Выбрать главу

Порой у меня действительно возникало ощущение, будто из собственных историй на меня того и гляди вывалится что-нибудь этакое, вроде еще кровоточащего фазана, граната или убитого зайца с фламандского натюрморта... Каково, к примеру, узнать, что перевод моего романа “Последний мир”, где затронута и судьба сосланного на Черное море несчастного поэта Овидия, в Румынии диктатора Чаушеску оказался под запретом: цензура усмотрела — в некотором смысле вполне оправданно — в римском императоре Августе намек на всемогущего (но в конце концов вновь возвращенного на землю расстрельной командой) великого кондукатора Чаушеску.

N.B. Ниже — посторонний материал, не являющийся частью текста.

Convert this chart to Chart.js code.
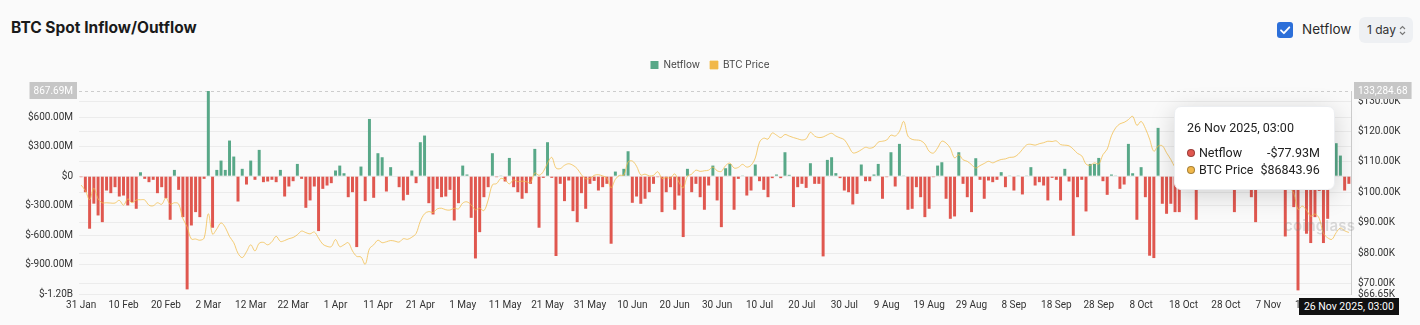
<!DOCTYPE html>
<html>
<head>
<meta charset="utf-8">
<title>BTC Spot Inflow/Outflow</title>
<script src="https://cdn.jsdelivr.net/npm/chart.js@4.4.1/dist/chart.umd.min.js"></script>
<style>
  html, body { margin: 0; padding: 0; background: #fafafa; }
  body { width: 1420px; height: 325px; overflow: hidden; position: relative; font-family: Inter, 'Noto Sans', sans-serif; color: #1d1d1f; }
  #chart { position: absolute; left: 0; top: 0; }
  h1 { position: absolute; left: 11px; top: 20px; margin: 0; font-size: 15.5px; line-height: 15px; font-weight: 700; color: #1a1a1a; }
  .check { position: absolute; left: 1277px; top: 22px; width: 16px; height: 16px; border-radius: 3px; background: #2c6fd9; }
  .check-label { position: absolute; left: 1302px; top: 21px; font-size: 13.5px; line-height: 17px; color: #2a2a2a; }
  .select { position: absolute; left: 1359px; top: 17px; width: 54px; height: 26px; box-sizing: border-box; border-radius: 6px; background: #eef0f3; font-size: 12px; line-height: 26px; padding-left: 8px; color: #333; }
  .select svg { position: absolute; right: 7px; top: 8px; }
  .watermark { position: absolute; left: 1284px; top: 216px; font-size: 15px; color: rgba(130,130,130,0.28); font-weight: 600; letter-spacing: 0.2px; }
  #tip { position: absolute; width: 161px; box-sizing: border-box; padding: 13px 14px 11px 12px; background: #fff; border: 1px solid #eceef1; border-radius: 7px; box-shadow: 0 5px 24px rgba(0,0,0,0.17); font-family: Roboto, sans-serif; font-size: 12.5px; color: #222; opacity: 0; pointer-events: none; white-space: nowrap; }
  #tip .t { margin-bottom: 9px; line-height: 16px; }
  #tip .row { display: flex; align-items: center; line-height: 16.5px; }
  #tip .dot { width: 6px; height: 6px; border-radius: 50%; margin-right: 4px; border: 1px solid rgba(0,0,0,0.3); flex: none; }
  #tip .name { flex: 1; }
  #xlabel { position: absolute; height: 17px; line-height: 17px; padding: 0 5px; background: #111; color: #fff; font-family: Roboto, sans-serif; font-size: 10.5px; white-space: nowrap; opacity: 0; }
</style>
</head>
<body>
<h1>BTC Spot Inflow/Outflow</h1>
<div class="check"><svg width="16" height="16" viewBox="0 0 16 16"><path d="M4 8.3 L6.9 11.2 L12.3 5.3" fill="none" stroke="#fff" stroke-width="1.8" stroke-linecap="round" stroke-linejoin="round"/></svg></div>
<div class="check-label">Netflow</div>
<div class="select">1 day<svg width="7" height="11" viewBox="0 0 7 11"><path d="M1 4 L3.5 1.5 L6 4 M1 7 L3.5 9.5 L6 7" fill="none" stroke="#777" stroke-width="1.1"/></svg></div>
<canvas id="chart" width="1420" height="325"></canvas>
<div class="watermark">coinglass</div>
<div id="tip"></div>
<div id="xlabel"></div>
<script>
// Daily data, 31 Jan 2025 .. 26 Nov 2025
const START_DATE = Date.UTC(2025, 0, 31);
const DAY_COUNT = 300;
const MONTHS = ['Jan', 'Feb', 'Mar', 'Apr', 'May', 'Jun', 'Jul', 'Aug', 'Sep', 'Oct', 'Nov', 'Dec'];

// netflow in millions of USD
const netflow = [
  -10,
  // Feb
  -163, -535, -280, -400, -468, -146, -173, -112, -207, -197, -298, -264, -332, 40, -27, -61, -37, -173, -112, -224, -444, 64, -139, -417, -1153, -502, -366, -417,
  // Mar
  -27, 867.69, -525, 64, 159, 64, 363, 200, -258, 75, -85, 159, -37, 268, -61, -54, -37, -61, 64, -207, -105, -51, 125, -27, -322, -247, -105, -559, -129, -95, -71,
  // Apr
  58, 108, 30, -214, -163, -722, 98, -254, 583, -220, 234, 193, -156, 92, -5, -112, -247, -190, 58, -71, 346, 414, -275, -390, -129, -214, -207, -139, -451, -275,
  // May
  108, 17, -424, -838, -570, -214, -112, 234, -10, 7, -54, 186, -112, -163, -230, -173, -78, 278, -525, -17, 346, -17, -813, -78, -254, -44, -356, -468, -173, -332, -78,
  // Jun
  -48, -146, -112, -78, -688, 47, 7, 75, 254, -271, -207, -281, -230, -163, -78, -10, -366, -163, -112, -342, -197, -620, 75, -163, -78, -214, -342, -95, 108, -247,
  // Jul
  -519, 81, 125, -342, -27, 3, -197, -146, 119, -51, -139, -214, -20, 17, -20, 244, 14, -315, -112, -78, -119, 132, -78, -78, -817, 166, 193, 31, -20, -146, -163,
  // Aug
  -288, -180, 119, -51, -51, 17, 125, -230, -10, 244, -105, 329, 7, -342, -332, -112, -214, -417, -332, -10, 108, 142, -230, -434, -410, 244, -78, -214, -366, 183, -37,
  // Sep
  -230, -44, -61, -37, 41, -112, 3, -146, 3, -186, 7, 92, -95, -61, -95, -247, -17, -37, -247, 75, -54, -607, -214, -37, -359, 125, 125, 186, -51, -190,
  // Oct
  17, 7, -129, -85, 329, 30, -444, 92, -214, -810, -834, 492, -281, -383, -281, -366, -366, -40, -60, -30, -444, -50, -80, 40, -60, -30, 50, -80, -40, -366, -50,
  // Nov
  60, -70, -214, -468, -30, 40, -90, -50, 30, -100, -614, -60, -315, -1163, -120, -586, -681, -417, -150, -681, -434, -30, 336, 210, -146, -77.93
];

const btcPrice = [
  102400,
  // Feb
  100600, 97600, 101400, 97900, 96600, 96600, 96500, 96500, 97400, 95800, 97900, 96600, 97500, 97600, 97500, 95800, 95600, 96600, 96100, 98200, 96100, 96600, 96200, 91400, 88700, 84700, 84700, 84300,
  // Mar
  85000, 93000, 86300, 88000, 90000, 88500, 85500, 83500, 80000, 78600, 80500, 82800, 80800, 83300, 83600, 82800, 83800, 85600, 83900, 84200, 84800, 85200, 86100, 87300, 86800, 86400, 87000, 85000, 83000, 82300, 82200,
  // Apr
  84500, 82200, 82800, 83500, 80800, 79000, 78800, 76400, 81500, 82800, 84300, 83500, 83800, 84200, 84000, 83700, 84800, 84600, 85300, 86500, 90500, 93000, 93700, 93400, 94600, 94800, 94300, 94200, 94800, 94600,
  // May
  96500, 96900, 95900, 94300, 94800, 94000, 97500, 102500, 102900, 104600, 104100, 102800, 104100, 103500, 103700, 103500, 103200, 106400, 105600, 106800, 109600, 111500, 108000, 107800, 108900, 109400, 108900, 107800, 105800, 104500, 104600,
  // Jun
  105600, 105800, 105400, 104700, 101500, 104300, 105600, 105700, 110000, 110300, 108600, 105700, 106000, 105400, 105600, 106800, 104600, 104900, 104700, 106100, 103300, 101500, 105300, 106000, 107300, 106900, 107100, 107300, 108300, 107100,
  // Jul
  106900, 108800, 109600, 108000, 108200, 109200, 108300, 108900, 111300, 116500, 117800, 117500, 119500, 118800, 118000, 119000, 118500, 118000, 117600, 117200, 117600, 119700, 118500, 118000, 118200, 118900, 119400, 118500, 117900, 117300, 115200,
  // Aug
  113000, 113200, 114000, 114800, 114500, 114900, 116500, 116800, 117200, 118800, 118500, 120000, 123300, 118500, 117400, 117200, 117000, 115900, 113500, 112900, 114600, 116800, 116200, 114500, 111300, 112400, 110700, 110200, 109100, 108000, 108800,
  // Sep
  109500, 110200, 109700, 110300, 110800, 111000, 111500, 111600, 112500, 114100, 115600, 115800, 115500, 116000, 116300, 116800, 116700, 116900, 115700, 115500, 115300, 114200, 112800, 112000, 109300, 108900, 109700, 109300, 112400, 114200,
  // Oct
  118600, 121200, 122500, 123000, 123900, 125000, 122000, 123300, 121000, 117500, 113500, 115200, 115300, 113000, 110800, 108200, 106500, 107200, 108700, 110500, 108300, 107600, 110000, 111000, 111600, 114500, 114100, 112900, 110000, 108300, 109600,
  // Nov
  110000, 110600, 106500, 101500, 103900, 101300, 103300, 102300, 104700, 106000, 103000, 101600, 99700, 94400, 95500, 94200, 92200, 92900, 91500, 86600, 85100, 84600, 86800, 88300, 87400, 86843.96
];

// axis ticks (left in millions, right in USD)
const NETFLOW_MIN = -1200;
const NETFLOW_MAX = 867.69;
const netflowTicks = [-1200, -900, -600, -300, 0, 300, 600, NETFLOW_MAX];
const PRICE_MIN = 66650;
const PRICE_MAX = 133284.68;
const priceTicks = [PRICE_MIN, 70000, 80000, 90000, 100000, 110000, 120000, 130000, PRICE_MAX];

const GREEN = '#58a888';
const RED = '#e0574f';
const ORANGE = '#f1b84a';

const shortDates = [];
const fullDates = [];
for (let i = 0; i < DAY_COUNT; i++) {
    const d = new Date(START_DATE + i * 86400000);
    shortDates.push(d.getUTCDate() + ' ' + MONTHS[d.getUTCMonth()]);
    fullDates.push(d.getUTCDate() + ' ' + MONTHS[d.getUTCMonth()] + ' ' + d.getUTCFullYear());
}

function fmtNetflowTick(v) {
    if (v === NETFLOW_MAX) return v.toFixed(2) + 'M';
    if (v === 0) return '$0';
    if (Math.abs(v) >= 1000) return '$' + (v / 1000).toFixed(2) + 'B';
    return '$' + v.toFixed(2) + 'M';
}
function fmtPriceTick(v) {
    if (v === PRICE_MAX) return v.toLocaleString('en-US', { minimumFractionDigits: 2 });
    return '$' + (v / 1000).toFixed(2) + 'K';
}

function externalTooltip(context) {
    const { chart, tooltip } = context;
    const tip = document.getElementById('tip');
    const xlabel = document.getElementById('xlabel');
    if (!tooltip.dataPoints || !tooltip.dataPoints.length) {
        tip.style.opacity = 0;
        xlabel.style.opacity = 0;
        return;
    }
    const idx = tooltip.dataPoints[0].dataIndex;
    const title = fullDates[idx] + ', 03:00';
    let html = '<div class="t">' + title + '</div>';
    tooltip.dataPoints.slice().sort((a, b) => a.datasetIndex - b.datasetIndex).forEach(dp => {
        let color, val;
        if (dp.datasetIndex === 0) {
            color = dp.raw < 0 ? RED : GREEN;
            val = (dp.raw < 0 ? '-$' : '$') + Math.abs(dp.raw).toFixed(2) + 'M';
        } else {
            color = ORANGE;
            val = '$' + dp.raw.toFixed(2);
        }
        html += '<div class="row"><span class="dot" style="background:' + color + '"></span><span class="name">' +
            dp.dataset.label + '</span><span>' + val + '</span></div>';
    });
    tip.innerHTML = html;
    tip.style.left = (tooltip.caretX - 14 - tip.offsetWidth) + 'px';
    tip.style.top = (chart.chartArea.top + 15) + 'px';
    tip.style.opacity = 1;

    xlabel.textContent = title;
    xlabel.style.left = (tooltip.caretX - xlabel.offsetWidth / 2) + 'px';
    xlabel.style.top = (chart.chartArea.bottom + 4) + 'px';
    xlabel.style.opacity = 1;
}

// extra room between the legend and the plot
const legendGap = {
    id: 'legendGap',
    afterInit(chart) {
        const fit = chart.legend.fit;
        chart.legend.fit = function () {
            fit.call(this);
            this.height += 11;
        };
    }
};

Chart.defaults.font.family = "Roboto, 'Noto Sans', sans-serif";
Chart.defaults.font.size = 10;
Chart.defaults.color = '#333';

const ctx = document.getElementById('chart').getContext('2d');
const chart = new Chart(ctx, {
    data: {
        labels: shortDates,
        datasets: [{
            type: 'bar',
            label: 'Netflow',
            data: netflow,
            yAxisID: 'y',
            order: 1,
            backgroundColor: c => (c.type !== 'data' || c.raw >= 0) ? GREEN : RED,
            borderWidth: 0,
            categoryPercentage: 1,
            barPercentage: 0.7
        }, {
            type: 'line',
            label: 'BTC Price',
            data: btcPrice,
            yAxisID: 'y1',
            order: 0,
            borderColor: 'rgba(242, 188, 74, 0.75)',
            backgroundColor: ORANGE,
            borderWidth: 1,
            pointRadius: 0,
            tension: 0.35,
            fill: false
        }]
    },
    plugins: [legendGap],
    options: {
        responsive: false,
        animation: false,
        events: [],
        layout: { padding: { top: 50, left: 0, right: 0, bottom: 0 } },
        plugins: {
            legend: {
                position: 'top',
                labels: {
                    boxWidth: 8,
                    boxHeight: 8,
                    padding: 10,
                    color: '#444',
                    font: { family: "Inter, 'Noto Sans', sans-serif", size: 10 },
                    sort: (a, b) => a.datasetIndex - b.datasetIndex,
                    generateLabels: chart => {
                        const items = Chart.defaults.plugins.legend.labels.generateLabels(chart);
                        items.forEach(it => {
                            if (it.datasetIndex === 0) { it.fillStyle = GREEN; it.strokeStyle = GREEN; }
                        });
                        return items;
                    }
                }
            },
            tooltip: {
                enabled: false,
                external: externalTooltip
            }
        },
        scales: {
            x: {
                offset: true,
                grid: { display: false, drawTicks: false },
                border: { display: false },
                ticks: {
                    autoSkip: false,
                    maxRotation: 0,
                    padding: 5,
                    color: '#333',
                    callback: (v, i) => i % 10 === 0 ? shortDates[i] : ''
                },
                afterFit: s => { s.height = 31; }
            },
            y: {
                position: 'left',
                min: NETFLOW_MIN,
                max: NETFLOW_MAX,
                afterBuildTicks: s => { s.ticks = netflowTicks.map(v => ({ value: v })); },
                afterFit: s => { s.width = 79; },
                grid: {
                    drawTicks: false,
                    color: c => (c.tick && c.tick.value === NETFLOW_MAX) ? '#cdcdcd' : '#ececec'
                },
                border: {
                    display: false,
                    dash: c => (c.tick && c.tick.value === NETFLOW_MAX) ? [3, 3] : []
                },
                ticks: {
                    autoSkip: false,
                    padding: 6,
                    color: c => c.tick.value === NETFLOW_MAX ? '#fff' : '#333',
                    showLabelBackdrop: c => c.tick.value === NETFLOW_MAX,
                    backdropColor: '#c6c6c6',
                    backdropPadding: { top: 3, bottom: 2, left: 4, right: 4 },
                    callback: v => fmtNetflowTick(v)
                }
            },
            y1: {
                position: 'right',
                min: PRICE_MIN,
                max: PRICE_MAX,
                afterBuildTicks: s => { s.ticks = priceTicks.map(v => ({ value: v })); },
                afterFit: s => { s.width = 69; },
                grid: {
                    drawTicks: false,
                    color: c => (c.tick && c.tick.value === PRICE_MAX) ? '#cdcdcd' : '#ececec'
                },
                border: {
                    display: true,
                    color: '#cdcdcd',
                    dash: c => (c.type === 'scale' || (c.tick && c.tick.value === PRICE_MAX)) ? [3, 3] : []
                },
                ticks: {
                    autoSkip: false,
                    padding: 7,
                    color: c => c.tick.value === PRICE_MAX ? '#fff' : '#333',
                    showLabelBackdrop: c => c.tick.value === PRICE_MAX,
                    backdropColor: '#c6c6c6',
                    backdropPadding: { top: 3, bottom: 2, left: 4, right: 4 },
                    callback: v => fmtPriceTick(v)
                }
            }
        }
    }
});

// show the hover state of the last day, as in the snapshot
const last = DAY_COUNT - 1;
const lastBar = chart.getDatasetMeta(0).data[last];
chart.tooltip.setActiveElements(
    [{ datasetIndex: 0, index: last }, { datasetIndex: 1, index: last }],
    { x: lastBar.x, y: chart.chartArea.top + 20 }
);
</script>
</body>
</html>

Конечно, “Последний мир” не был ни историческим, ни тем более постмодернистским романом и рассказывал не о римском поэте и не о каком-то конкретном обществе, однако в числе многих метаморфоз содержал и версию стародавней истории об искусстве и власти. Среди многого другого там говорится о бессмысленном, слепом в тоталитарных системах, скажем о поспешной верноподданнической покорности, которая способна истолковать небрежный жест сонного императора как приговор — к смерти или к ссылке... Варварство, жестокость, зверство лютуют не только в пыточных камерах и на полях сражений, но прежде всего в коридорах власти, за письменными столами, в канцеляриях и конторах, где реальная или мнимая господская воля комментируется, записывается и превращается в распоряжения, параграфы и всяческие легальные предпосылки для жестокой расправы...

Инцидент с румынской цензурой, конечно, смехотворен и мелок, но тогда я испытал прямо-таки ребячливое удовлетворение от того, что хотя бы один цензор распознал в оснащенной телефонами, телетайпами и множеством куда более броских анахронизмов античности моего пропавшего в ссылке Овидия свое настоящее, свою современность. Ведь в этом “Последнем мире” речь шла вовсе не о том, чтобы просто играть анахронизмами в духе довольно-таки унылой постмодернистской произвольности, но о том, чтобы с помощью сетки временных трещинок создать безвременье, всевременье — нарративное, а не историческое пространство, — и уже из него вести рассказ, используя все средства, служащие отчетливости и убедительности.

Современность? По-моему, я всегда писал только о современности, даже когда, как в “Последнем мире”, речь шла о ссыльном античном поэте или, как в другом романе, “Болезнь Китахары”, о нищем, обреченном воспоминаниям и искуплению захолустном поселке в послевоенной Европе, которая в таком обличье никогда не существовала. Но когда живешь полукочевником и работаешь в разных местах, так или иначе встает вопрос: каковы же на самом деле актуальные политические события, ведь мы смотрим на них с очень разных точек зрения? Какие это события? Здешние? Тамошние? Происходящие в западном Корке? В Зальцкаммергуте? На лаосском берегу Меконга? В бразильском Пернамбуку?

Современность... Во время последней на сегодняшний день войны в Афганистане меня, например, куда больше, чем мировые новости и стереотипные военные сводки с множеством стереотипных же, прошедших армейскую цензуру фотографий, интересовал устроенный в Ирландии спектакль, посвященный вечно живому прошлому. В Дублине перезахоронили останки десяти борцов ИРА, казненных более восьмидесяти лет назад. Во дворе дублинской тюрьмы “Маунтджой” произвели эксгумацию, поместили останки в новые гробы, которые огромная траурная процессия — при участии президента и премьер-министра — пронесла через весь Дублин, и вновь с почестями предали земле. Конечно, в те дни ирландские газеты тоже много писали о войне в Афганистане, но на первых полосах повсюду — повсюду! — красовались десять гробов, покрытых ирландским триколором.